Co-designing the Project:  In year one, we took time to learn and grow together, as we collaboratively designed our research. We refined our guiding research questions, developed our methods (i.e., how we would answer these questions together), and explored with whom and how we would share these learnings.

Year 2

Sharing our Stories: To explore our questions, we hosted interviews with our team members and focus groups with our larger networks. We conducted 21 online interviews amongst our team members and 5 focus groups within our networks, reaching 31 community-engaged facilitators. Each focus group was hosted by an organizational partner working in a different sector.
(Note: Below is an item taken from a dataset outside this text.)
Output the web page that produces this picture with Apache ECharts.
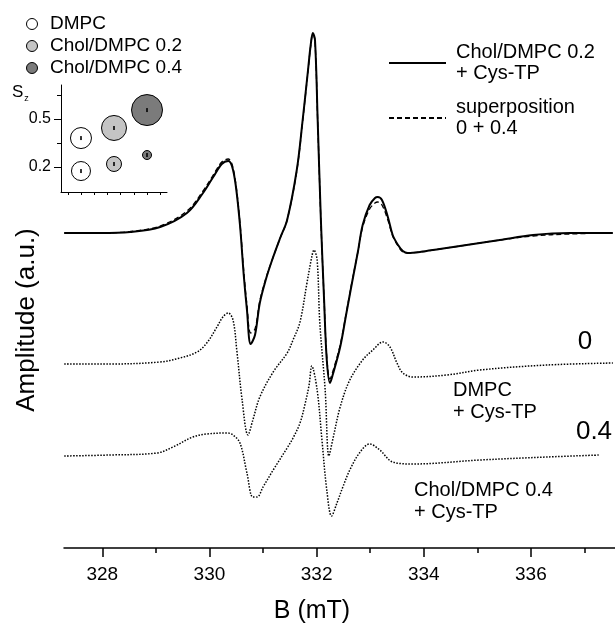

We carefully and collaboratively analyzed the findings. An analysis working group composed of 8 team members (all community-engaged facilitators) carefully synthesized and reviewed interview and focus group data. We met often to discuss what we were learning, within our working group, and with the larger team.

Year 3

Exploring and Expanding: To deepen our understanding of what we were learning together, twenty-six facilitators – team members and select focus group participants – came together over a 3-day in-person retreat to deepen our analysis and collaboratively develop resources for other community-engaged facilitators. We developed the resources showcased on this website, such as cellphilms (short videos made on a phone), collages, zines, and podcasts. After the retreat, we planted seeds for how and where our work might grow.

Living Agreement

In this project, how we worked and walked together was as important as the outcomes we achieved. Our entire team was involved in research design, data collection, analysis and knowledge sharing. During year 1, over many conversations, we collectively crafted a living agreement that outlined how we would work together, premised on the principles of generosity, intentionality, participation, anti-racist and decolonial practice, and transparency. We revisited this agreement often.